L’immaginazione, complemento della razionalità, è una delle facoltà più forti che abbiamo e ci permette di vivere nella realtà il desiderio più profondo che abbiamo: amare e servire Dio e gli altri». «Lo stesso vale per i bambini. Li invito a immaginare le scene, prendere parte alle storie. Hanno in questo molta più facilità degli adulti. Inizio con un momento di ringraziamento per le esperienze belle della settimana. Poi proseguo facendo qualche domanda collegata alla storia del giorno. Vi è mai capitato di perdere qualcosa di importante? Come vi siete sentiti? Cosa avete provato? L’aula diventa un palco, due banchi fanno la grotta dove si era smarrita la pecorella. Inizio a girare e a chiamarla. Invito poi un bimbo a rappresentarla. La scena dura massimo 10 minuti. Prendo la pecorella, la metto sulle spalle e la riporto nel recinto, dove le altre sono al sicuro. Il pastore torna dopo giorni e giorni ed è così stanco che si addormenta. Le pecorelle attendono che si svegli. Dopo un po’ iniziano a preoccuparsi. Il terzo giorno, da lontano, arriva il Padre del pastore, lo accarezza e il Figlio si risveglia. Una variante narrativa della morte e risurrezione di Gesù, che permette di veicolare anche ai piccoli il cuore della Buona Notizia». «Racconto storie del Vangelo, ma anche altri passaggi della Scrittura: la creazione, l’esodo, oppure le storie dei Santi: Francesco, Ignazio … E provo a rappresentare le “voci” che risuonano nel cuore dei personaggi, quella dello Spirito, che dona pace e chiarezza, e quella “nemica”, che “sibila” e lascia nella paura e tristezza».

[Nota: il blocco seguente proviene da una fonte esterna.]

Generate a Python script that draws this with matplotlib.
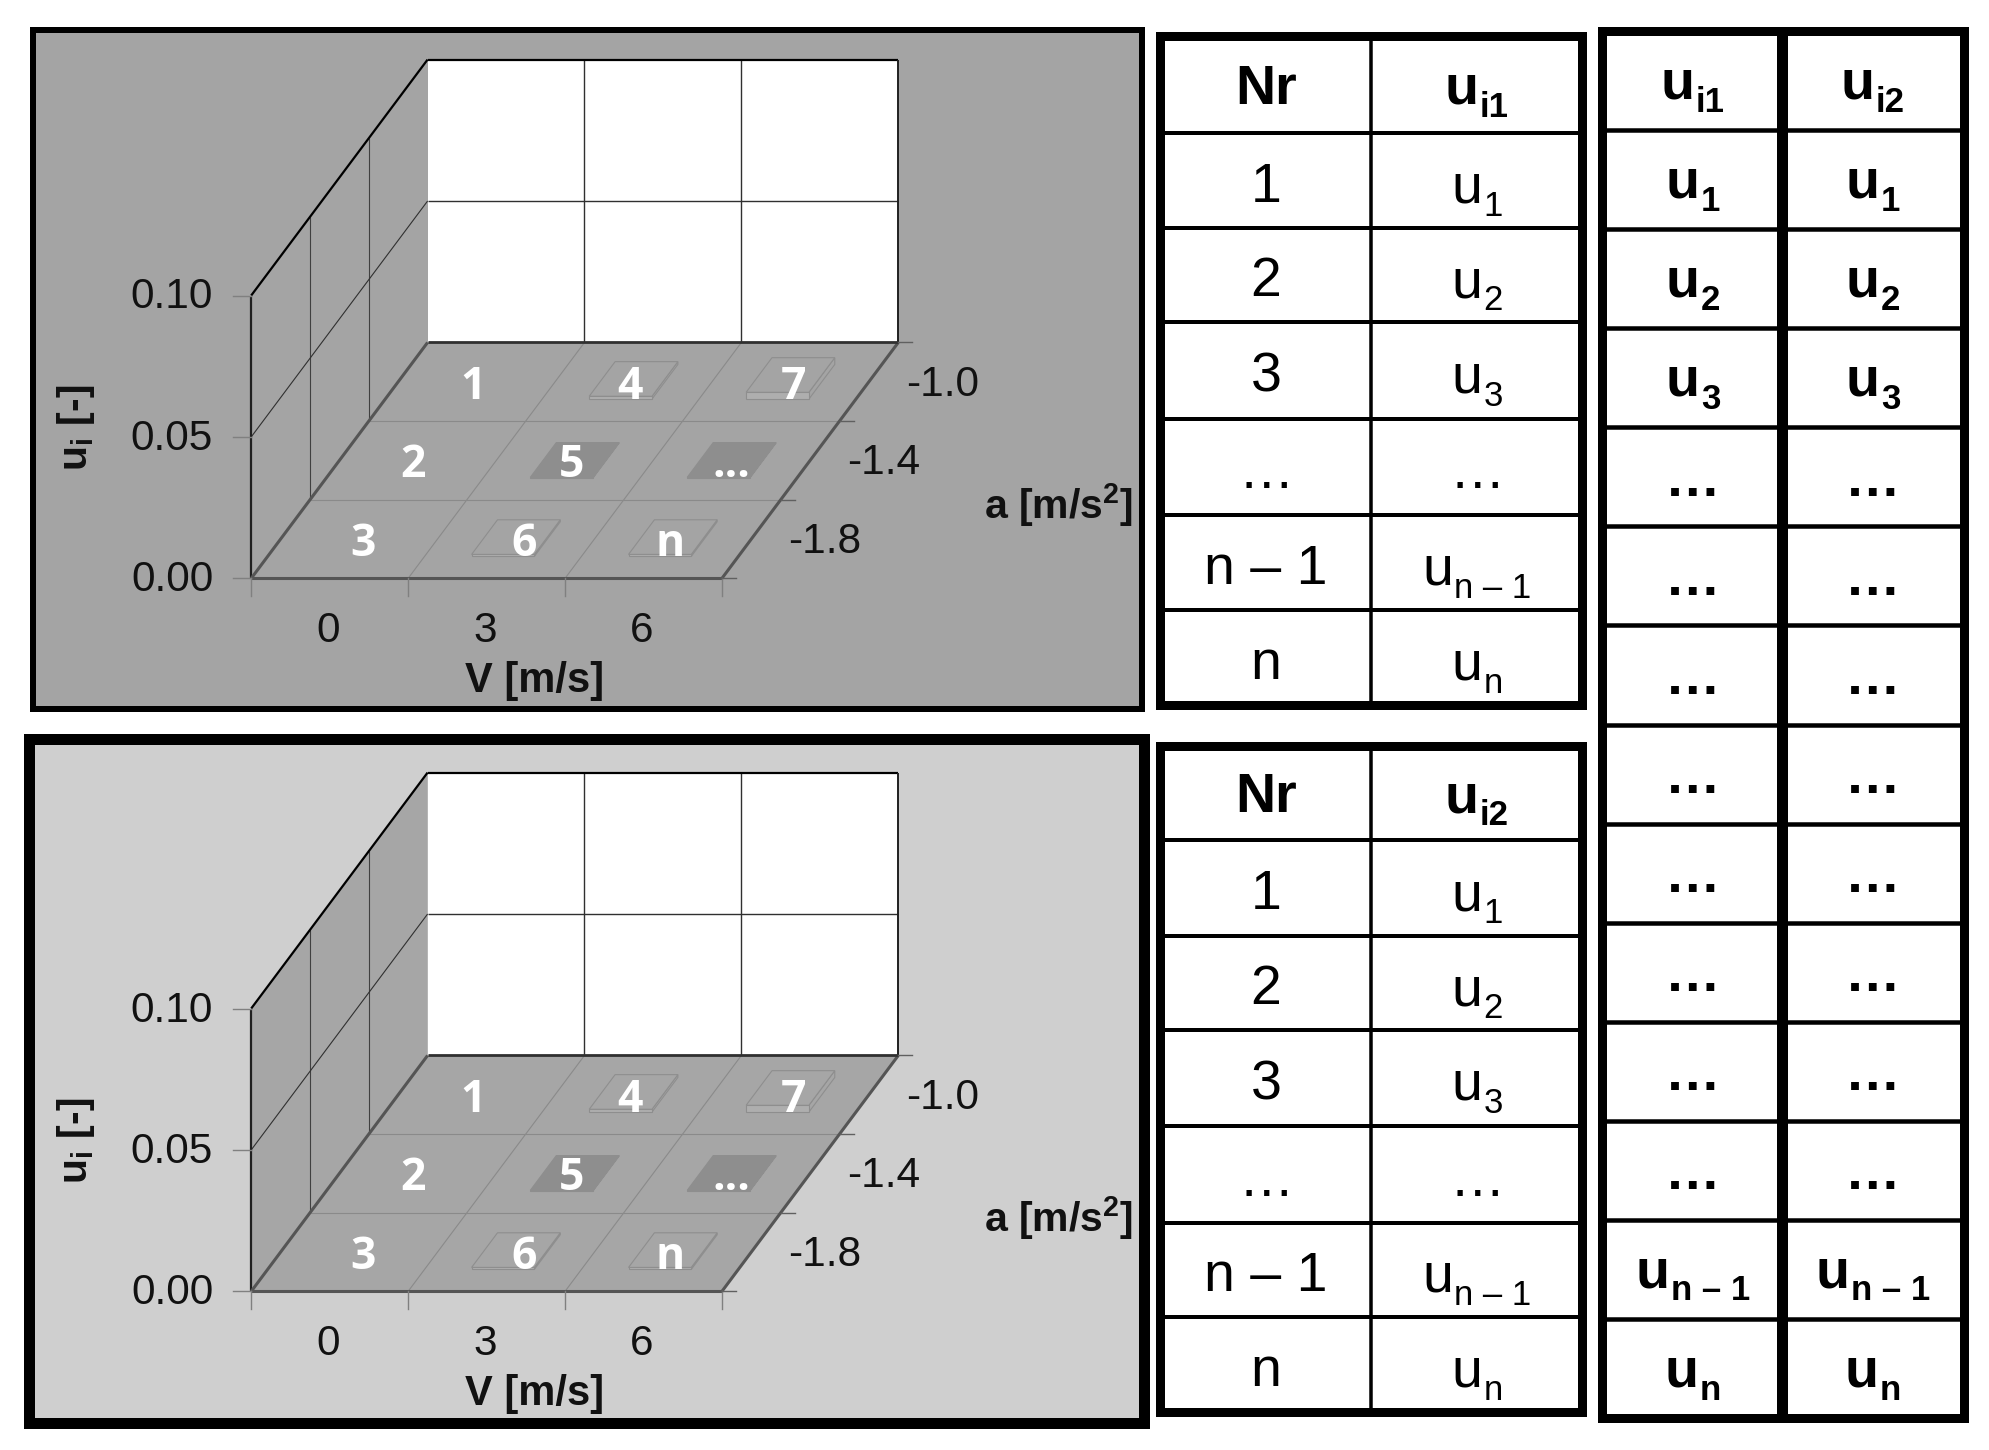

Condividere da subito la Buona Notizia. «È meravigliosa la loro capacità di interagire con la storia e condividere i sentimenti più autentici. Un’esperienza che mi regala tanta tenerezza e mi sembra che sia di aiuto anche ai genitori dei piccoli». «Annunciare sempre e a tutti la Buona Notizia, il kerygma, l’amore del Signore morto e risorto per noi. Ma trovare ogni volta il modo adeguato di farlo. È un esercizio di creatività e discernimento, fondamentale nel servizio della Parola. Questo vale per tutti, piccoli e grandi. Resta il desiderio di pensare un itinerario che, in continuità, coinvolga anche i bambini delle elementari e poi gli adolescenti. Il racconto e la rappresentazione delle “storie di Gesù” aiutano – direbbe Ignazio – a “muovere gli affetti” e a decidersi per il magis, quel di più di amore e servizio che ciascuno può realizzare nell’unicità della propria vita». «Se il Vangelo si lega in termini affettivi, prima ancora che cognitivi, si radica nel cuore - conclude p. Guido - Tutto si muove in noi quando gli affetti sono toccati. Forse quando le persone ascoltavano Gesù, quando lo vedevano fare miracoli e dare la vita, si sentivano come bambini, sentivano per sé la possibilità di una “storia” nuova. La Buona Notizia va annunciata a tutti come se in qualche modo fossero bambini!».